Chemical Engineering | Engineering

Abstract

Ketone hydrogenation:A model system of carbonyl (ketone) hydrogenation, acetone hydrogenation over supported Pt catalysts in the gas-phase fixed bed reactor was investigated to understand both the mechanism and rate controlling steps in a fundamental level. The experiments and outcomes include the detailed macro- and micro-kinetic analysis of hydrogenation of acetone. The apparent reaction orders of hydrogen and acetone, apparent activation energies, and observed kinetic isotope effects over a large range of temperatures and concentrations (compound partial pressures) are reported in this document. Generally speaking, the ketone hydrogenation over metal surfaces in vapor phase comply with the mechanism that hydrogen atoms add sequentially to the adsorbed ketone to form corresponding alcohols, namely Horiuti-Polanyi mechanism. For acetone hydrogenation, it is also concluded that the two sequential surface reactions, respectively involving the formation of isopropoxy and surface isopropanol, each exert partial surface reaction rate control the overall rate of hydrogenation under most experimental reaction conditions. A comprehensive degree of rate control analysis are performed with a set of intrinsic kinetic parameters (e.g., elementary reaction barriers) and surface coverages of intermediate species under experimental conditions. In the meanwhile, from the microkinetic modeling, the optimized group of elementary kinetic parameters are generated out for rate prediction of acetone hydrogenation under various range of reaction conditions in the vapor phase, e.g., partial pressures, temperature. Additionally, the results of isotope effect experiments by switching between hydrogen and deuterium at different reaction temperatures demonstrate a quite minor apparent kinetic isotope effects; however, the hydrogen addition steps are reconciled as the rate determine steps during microkinetic modeling, where the experimental data fits best to the scenario by assuming atomic hydrogen and other surface species do not adsorb and desorb at the same metal sites. Finally, the apparent kinetic isotope findings are considered systematically as the overall influence of elementary kinetic isotope effect and equilibrium isotope effect.

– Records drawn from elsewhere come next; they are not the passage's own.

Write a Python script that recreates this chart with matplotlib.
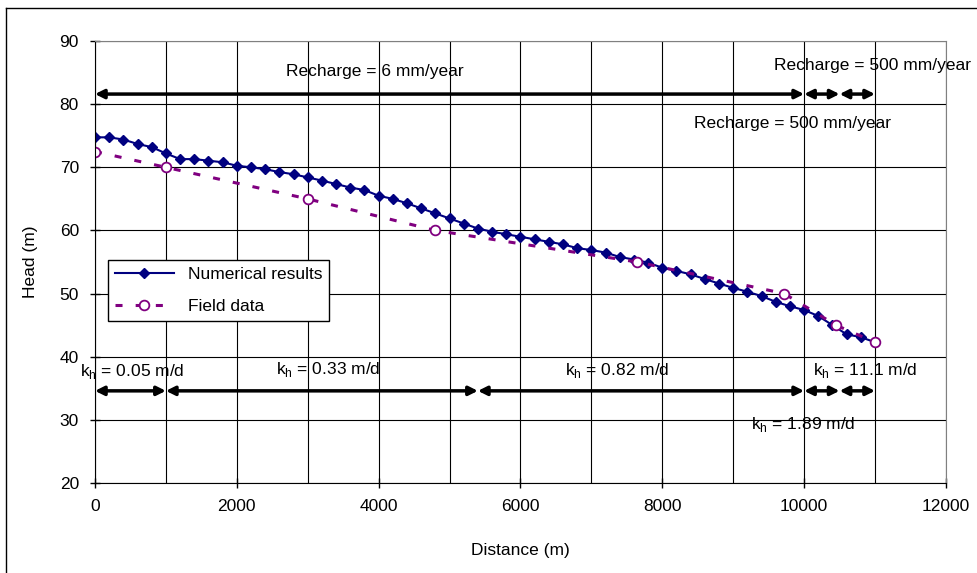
import matplotlib.pyplot as plt
from matplotlib.ticker import MultipleLocator
from matplotlib.lines import Line2D

plt.rcParams["font.family"] = ["Liberation Sans", "DejaVu Sans"]

# numerical results, every 200 m
numX = list(range(0, 11001, 200))
numY = [74.75, 74.75, 74.4, 73.7, 73.2, 72.2, 71.3, 71.3, 71.05, 70.8,
        70.25, 70.0, 69.7, 69.25, 68.9, 68.4, 67.9, 67.35, 66.8, 66.4,
        65.5, 65.0, 64.3, 63.5, 62.7, 61.9, 61.1, 60.3, 59.8, 59.4,
        59.0, 58.6, 58.2, 57.8, 57.2, 56.9, 56.5, 55.8, 55.4, 54.9,
        54.1, 53.6, 53.05, 52.3, 51.6, 50.9, 50.3, 49.6, 48.7, 48.0,
        47.4, 46.45, 45.0, 43.55, 43.1, 42.3]

# field data
fieldX = [0, 1000, 3000, 4800, 7650, 9720, 10450, 11000]
fieldY = [72.5, 70, 65, 60, 55, 50, 45, 42.3]

# zones (start, end)
rechargeZones = [(0, 10000), (10000, 10500), (10500, 11000)]
rechargeLevel = 81.6
khZones = [(0, 1000), (1000, 5400), (5400, 10000), (10000, 10500), (10500, 11000)]
khLevel = 34.6

fs = 12.5

fig = plt.figure(figsize=[9.77, 5.73], dpi=100)
ax = fig.add_axes([0.0972, 0.157, 0.871, 0.7714])

ax.plot(numX, numY, color="#000080", lw=1.5, marker="D", markersize=5.5,
        label="Numerical results")
ax.plot(fieldX, fieldY, color="#800080", lw=2.2, linestyle=(0, (2.3, 4.3)),
        marker="o", markersize=7, markerfacecolor="white",
        markeredgecolor="#800080", markeredgewidth=1.3, label="Field data")

for x0, x1 in rechargeZones:
    ax.annotate("", xy=(x1, rechargeLevel), xytext=(x0, rechargeLevel),
                arrowprops=dict(arrowstyle="<|-|>", color="black", lw=2.5,
                                mutation_scale=13, shrinkA=0, shrinkB=0))
for x0, x1 in khZones:
    ax.annotate("", xy=(x1, khLevel), xytext=(x0, khLevel),
                arrowprops=dict(arrowstyle="<|-|>", color="black", lw=2.5,
                                mutation_scale=13, shrinkA=0, shrinkB=0))

ax.text(3950, 85.1, "Recharge = 6 mm/year", fontsize=fs, ha="center", va="center")
ax.text(10960, 86.2, "Recharge = 500 mm/year", fontsize=fs, ha="center", va="center")
ax.text(9830, 76.9, "Recharge = 500 mm/year", fontsize=fs, ha="center", va="center")
ax.text(-211, 37.6, "k$_\\mathregular{h}$ = 0.05 m/d", fontsize=fs, ha="left", va="center")
ax.text(2550, 38.0, "k$_\\mathregular{h}$ = 0.33 m/d", fontsize=fs, ha="left", va="center")
ax.text(6627, 37.9, "k$_\\mathregular{h}$ = 0.82 m/d", fontsize=fs, ha="left", va="center")
ax.text(10124, 37.9, "k$_\\mathregular{h}$ = 11.1 m/d", fontsize=fs, ha="left", va="center")
ax.text(9245, 29.2, "k$_\\mathregular{h}$ = 1.89 m/d", fontsize=fs, ha="left", va="center")

ax.set_xlim(0, 12000)
ax.set_ylim(20, 90)
ax.xaxis.set_major_locator(MultipleLocator(2000))
ax.xaxis.set_minor_locator(MultipleLocator(1000))
ax.yaxis.set_major_locator(MultipleLocator(10))
ax.grid(True, which="both", color="black", lw=0.8)
ax.tick_params(which="major", direction="inout", length=7, width=1,
               labelsize=fs, pad=8)
ax.tick_params(which="minor", length=0)
ax.spines["top"].set_color("#808080")
ax.spines["right"].set_color("#808080")

ax.set_xlabel("Distance (m)", fontsize=fs)
ax.set_ylabel("Head (m)", fontsize=fs)
ax.xaxis.set_label_coords(0.5, -0.136)
ax.yaxis.set_label_coords(-0.067, 0.5)

leg = ax.legend(loc="upper left", bbox_to_anchor=(0.0153, 0.5045), borderaxespad=0,
                fontsize=fs, handlelength=3.4, labelspacing=0.95, fancybox=False,
                framealpha=1, edgecolor="black")
leg.get_frame().set_linewidth(1)

# outer chart border (left and top visible)
fig.add_artist(Line2D([6 / 977, 6 / 977], [0, 1 - 8 / 573], color="black", lw=1))
fig.add_artist(Line2D([6 / 977, 1], [1 - 8 / 573, 1 - 8 / 573], color="black", lw=1))

plt.savefig("out.png")
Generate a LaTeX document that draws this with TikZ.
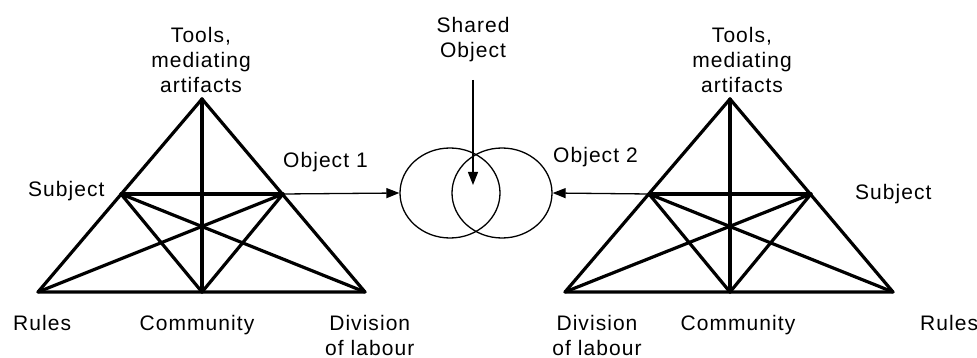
\documentclass[tikz,border=0pt]{standalone}
\usepackage{fontspec}
\setmainfont{Liberation Sans}[LetterSpace=5]
\usetikzlibrary{shapes.geometric,arrows.meta}
\begin{document}
\begin{tikzpicture}[x=1pt,y=-1pt,
  tri/.style={line width=3.2pt,line join=round,line cap=round},
  arr/.style={line width=1.3pt,-{Triangle[length=13pt,width=10pt]}},
  ell/.style={draw,ellipse,line width=1.3pt,minimum width=100pt,minimum height=90pt,inner sep=0pt},
  lab/.style={font=\fontsize{21}{25}\selectfont,inner sep=0pt,align=center,anchor=base}]
\path[use as bounding box] (0,0) rectangle (977,358);
% left triangle
\coordinate (LT) at (202,99);
\coordinate (LR) at (38,292);
\coordinate (LC) at (202,292);
\coordinate (LD) at (365,292);
\coordinate (LS) at (121,194);
\coordinate (LO) at (283,194);
\draw[tri] (LT) -- (LR) -- (LD) -- cycle;
\draw[tri] (LT) -- (LC);
\draw[tri] (LS) -- (LO);
\draw[tri] (LS) -- (LC) -- (LO);
\draw[tri] (LS) -- (LD);
\draw[tri] (LR) -- (LO);
% right triangle
\coordinate (RT) at (730,99);
\coordinate (RD) at (565,292);
\coordinate (RC) at (730,292);
\coordinate (RR) at (893,292);
\coordinate (RO) at (649,194);
\coordinate (RS) at (811,194);
\draw[tri] (RT) -- (RD) -- (RR) -- cycle;
\draw[tri] (RT) -- (RC);
\draw[tri] (RO) -- (RS);
\draw[tri] (RO) -- (RC) -- (RS);
\draw[tri] (RO) -- (RR);
\draw[tri] (RD) -- (RS);
% ellipses
\node[ell] (E1) at (450,193) {};
\node[ell] (E2) at (502,193) {};
\draw[arr] (LO) -- (E1.west);
\draw[arr] (RO) -- (E2.east);
\coordinate (SA) at (473,80);
\coordinate (SB) at (473,185);
\draw[arr] (SA) -- (SB);
% labels (anchor base = last line's baseline)
\node[lab] (lt) at (201,93) {Tools,\\mediating\\artifacts};
\node[lab,anchor=base west] (ls) at (28,197) {Subject};
\node[lab,anchor=base west] (lo) at (283,168) {Object 1};
\node[lab,anchor=base west] (lr) at (13,330) {Rules};
\node[lab] (lc) at (197,330) {Community};
\node[lab,anchor=base west] (ld) at (325,355) {Division\\of labour};
\node[lab] (so) at (473,58) {Shared\\Object};
\node[lab] (rt) at (742,93) {Tools,\\mediating\\artifacts};
\node[lab,anchor=base west] (ro) at (553,163) {Object 2};
\node[lab,anchor=base west] (rs) at (855,200) {Subject};
\node[lab] (rd) at (597,355) {Division\\of labour};
\node[lab] (rc) at (738,330) {Community};
\node[lab,anchor=base west] (rr) at (920,330) {Rules};
\end{tikzpicture}
\end{document}
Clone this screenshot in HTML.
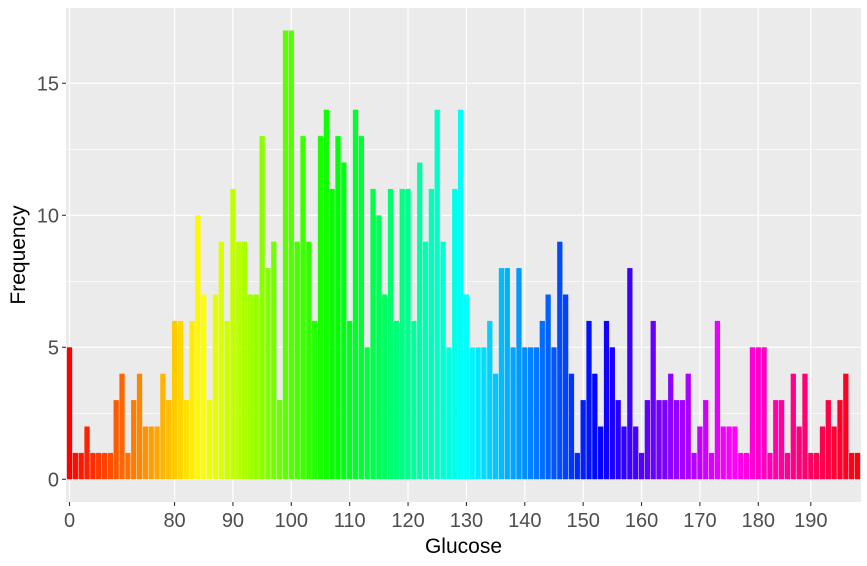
<!DOCTYPE html>
<html><head><meta charset="utf-8"><style>
body{margin:0;background:#fff;}
svg{display:block;font-family:"Liberation Sans",sans-serif;}
</style></head><body>
<svg id="chart" width="867" height="566" viewBox="0 0 867 566"></svg>
<script>
const categories=[0,44,56,57,61,62,65,67,68,71,72,73,74,75,76,77,78,79,
80,81,82,83,84,85,86,87,88,89,90,91,92,93,94,95,96,97,98,99,100,101,102,103,104,105,106,107,108,109,
110,111,112,113,114,115,116,117,118,119,120,121,122,123,124,125,126,127,128,129,130,131,132,133,134,135,136,137,138,139,
140,141,142,143,144,145,146,147,148,149,150,151,152,153,154,155,156,157,158,159,160,161,162,163,164,165,166,167,168,169,
170,171,172,173,174,175,176,177,178,179,180,181,182,183,184,186,187,188,189,190,191,192,193,194,195,196,197,198];
const counts=[5,1,1,2,1,1,1,1,3,4,1,3,4,2,2,2,4,3,
6,6,3,6,10,7,3,7,9,6,11,9,9,7,7,13,8,9,3,17,17,9,13,9,6,13,14,11,13,12,
6,14,13,5,11,10,7,11,6,11,11,6,12,9,11,14,9,5,11,14,7,5,5,5,6,4,8,8,5,8,
5,5,5,6,7,5,9,7,4,1,3,6,4,2,6,5,3,2,8,2,1,3,6,3,3,4,3,3,4,1,
2,3,1,6,2,2,2,1,1,5,5,5,1,3,3,1,4,2,4,1,1,2,3,2,3,4,1,1];
const xTickLabels=[0,80,90,100,110,120,130,140,150,160,170,180,190];
const yTickLabels=[0,5,10,15];
const yMinor=[2.5,7.5,12.5];

const NS="http://www.w3.org/2000/svg";
const svg=document.getElementById('chart');
const L=66,R=861,T=8,B=502;
const n=categories.length;
const step=(R-L)/(n-1+1.2);
function xPos(i){return L+step*(0.6+i);}
const y0=479.3,unit=26.4;
function yPos(v){return y0-v*unit;}
function mk(tag,attrs,parent){const e=document.createElementNS(NS,tag);for(const k in attrs)e.setAttribute(k,attrs[k]);(parent||svg).appendChild(e);return e;}

const panel=mk('rect',{x:L,y:T,width:R-L,height:B-T,fill:'#ebebeb'});


yMinor.forEach(v=>{const g=mk('line',{x1:L,x2:R,y1:yPos(v),y2:yPos(v),stroke:'#fff','stroke-width':0.6});

});
yTickLabels.forEach(v=>{const g=mk('line',{x1:L,x2:R,y1:yPos(v),y2:yPos(v),stroke:'#fff','stroke-width':1.2});

});
xTickLabels.forEach(v=>{const i=categories.indexOf(v);const g=mk('line',{x1:xPos(i),x2:xPos(i),y1:T,y2:B,stroke:'#fff','stroke-width':1.2});

});

const bw=step*0.9;
counts.forEach((c,i)=>{
  const hue=i/n*360;
  const r=mk('rect',{x:xPos(i)-bw/2,y:yPos(c),width:bw,height:c*unit,fill:'hsl('+hue+',100%,50%)'});
  
  
});

yTickLabels.forEach(v=>{
  const t=mk('line',{x1:L-4,x2:L,y1:yPos(v),y2:yPos(v),stroke:'#333','stroke-width':1.1});
  
  
  const tx=mk('text',{x:L-7,y:yPos(v)+7,'text-anchor':'end','font-size':20,fill:'#4d4d4d'});
  tx.textContent=v;
  
  
});
xTickLabels.forEach(v=>{
  const i=categories.indexOf(v);
  const t=mk('line',{x1:xPos(i),x2:xPos(i),y1:B,y2:B+4,stroke:'#333','stroke-width':1.1});
  
  
  const tx=mk('text',{x:xPos(i),y:B+25,'text-anchor':'middle','font-size':20,fill:'#4d4d4d'});
  tx.textContent=v;
  
  
});
const xt=mk('text',{x:(L+R)/2,y:553,'text-anchor':'middle','font-size':21,fill:'#000'});
xt.textContent='Glucose';


const yt=mk('text',{x:0,y:0,'text-anchor':'middle','font-size':21,fill:'#000',transform:'translate(25,'+((T+B)/2)+') rotate(-90)'});
yt.textContent='Frequency';


</script>
</body></html>
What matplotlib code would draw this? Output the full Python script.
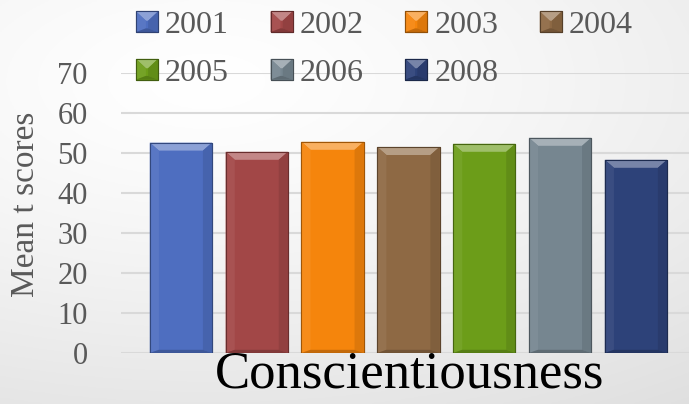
import numpy as np
import matplotlib
matplotlib.use("Agg")
import matplotlib.pyplot as plt
from matplotlib.patches import Polygon, Rectangle
from matplotlib.colors import to_rgb
from matplotlib.legend_handler import HandlerBase

years = ["2001", "2002", "2003", "2004", "2005", "2006", "2008"]
mean_t_scores = [52.6, 50.3, 52.8, 51.5, 52.3, 53.8, 48.3]
bar_colors = ["#4E6EC0", "#A24747", "#F5850C", "#8E6944", "#6C9D19", "#768690", "#2D4279"]
y_ticks = [0, 10, 20, 30, 40, 50, 60, 70]
category_label = "Conscientiousness"

SERIF = "Liberation Serif"
GREY_TEXT = "#595959"


def mix(c, other, t):
    c = np.array(to_rgb(c))
    o = np.array(to_rgb(other))
    return tuple(c * (1 - t) + o * t)


def bevel_patches(x0, y0, w, h, c, bx, by, zorder=4, transform=None):
    """Facets giving a rectangle a raised, bevelled look."""
    x1, y1 = x0 + w, y0 + h
    kw = dict(closed=True, edgecolor="none", zorder=zorder)
    if transform is not None:
        kw["transform"] = transform
    return [
        Polygon([(x0, y1), (x1, y1), (x1 - bx, y1 - by), (x0 + bx, y1 - by)],
                facecolor=mix(c, "white", 0.35), **kw),
        Polygon([(x0, y1), (x0 + bx, y1 - by), (x0 + bx, y0 + by * 0.4), (x0, y0)],
                facecolor=mix(c, "white", 0.06), **kw),
        Polygon([(x1, y1), (x1 - bx, y1 - by), (x1 - bx, y0 + by * 0.4), (x1, y0)],
                facecolor=mix(c, "black", 0.10), **kw),
        Polygon([(x0, y0), (x0 + bx, y0 + by * 0.4), (x1 - bx, y0 + by * 0.4), (x1, y0)],
                facecolor=mix(c, "black", 0.2), **kw),
    ]


class BevelHandler(HandlerBase):
    def create_artists(self, legend, orig_handle, xdescent, ydescent,
                       width, height, fontsize, trans):
        c = orig_handle.get_facecolor()
        base = Rectangle((-xdescent, -ydescent), width, height, facecolor=c,
                         edgecolor=mix(c[:3], "black", 0.4), linewidth=0.8,
                         transform=trans)
        facets = bevel_patches(-xdescent, -ydescent, width, height, c[:3],
                               width * 0.45, height * 0.45, transform=trans)
        edge = Rectangle((-xdescent, -ydescent), width, height, facecolor="none",
                         edgecolor=mix(c[:3], "black", 0.4), linewidth=0.8,
                         transform=trans)
        return [base] + facets + [edge]


fig = plt.figure(figsize=(6.89, 4.04), dpi=100)

# soft slide-style background
bg = fig.add_axes([0, 0, 1, 1], zorder=-10)
yy, xx = np.mgrid[0:1:200j, 0:1:340j]
r = np.sqrt(((xx - 0.3) / 1.1) ** 2 + ((yy - 0.2) / 0.9) ** 2)
shade = 1.0 - 0.11 * np.clip(r, 0, 1.1) ** 1.3
bg.imshow(np.dstack([shade] * 3), extent=[0, 1, 0, 1], origin="upper", aspect="auto")
bg.set_axis_off()

ax = fig.add_axes([121 / 689, 51 / 404, 1 - 121 / 689, 280 / 404])
ax.patch.set_alpha(0)

x = np.arange(len(years))
width = 0.82
bars = ax.bar(x, mean_t_scores, width=width, color=bar_colors, zorder=3,
              edgecolor=[mix(c, "black", 0.35) for c in bar_colors], linewidth=0.8)

# bevel facets on each bar
for b, c in zip(bars, bar_colors):
    for p in bevel_patches(b.get_x(), 0, b.get_width(), b.get_height(), c, 0.12, 2.0):
        ax.add_patch(p)
    ax.add_patch(Rectangle((b.get_x(), 0), b.get_width(), b.get_height(), facecolor="none",
                           edgecolor=mix(c, "black", 0.35), linewidth=0.8, zorder=5))

ax.set_ylim(0, 70)
ax.set_xlim(-0.79, 6.70)
ax.set_yticks(y_ticks)
ax.set_xticks([])
ax.grid(axis="y", color="#d9d9d9", linewidth=1.5, zorder=0)
for s in ax.spines.values():
    s.set_visible(False)
ax.tick_params(axis="y", length=0, pad=24, labelsize=22, labelcolor=GREY_TEXT)
for lbl in ax.get_yticklabels():
    lbl.set_fontfamily(SERIF)

fig.text(26 / 689, 1 - 204 / 404, "Mean t scores", rotation=90, ha="center", va="center",
         fontsize=24, color=GREY_TEXT, family=SERIF)
fig.text(410 / 689, 1 - 375 / 404, category_label, ha="center", va="center",
         fontsize=38, color="black", family=SERIF)

# legend in row-major order across four columns
order = [0, 4, 1, 5, 2, 6, 3]
handles = [bars[i] for i in order]
labels = [years[i] for i in order]
leg = fig.legend(handles, labels, ncol=4, loc="upper left",
                 bbox_to_anchor=(136 / 689, 1 - 11 / 404), frameon=False,
                 borderpad=0, borderaxespad=0,
                 prop={"family": SERIF, "size": 23},
                 labelcolor=GREY_TEXT, handlelength=0.69, handleheight=0.62,
                 handletextpad=0.22, columnspacing=1.3, labelspacing=0.58,
                 handler_map={type(bars[0]): BevelHandler()})

fig.savefig("out.png", dpi=100)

As a much-deployed noble metal catalysts on carbonyl hydrogenation, platinum and ruthenium are well compared under the similar level of reaction microkinetics with and without solvation effect, which includes the apparent reaction orders, apparent reaction barriers and kinetic isotope effect, optimized kinetic and thermodynamic parameters, and rate controlling scenarios. Both of Langmuir isotherm adsorption and Temkin isotherm adsorption (lateral interaction) are counted respectively for the comparison of ketone hydrogenation over Pt and Ru catalysts. In the solvent system, various solvents (alkane, water, ether and alcohol) are tested and analyzed with their contributions to the hydrogenation kinetics under a range of solvent partial pressures and reaction temperatures with lateral interaction model applied.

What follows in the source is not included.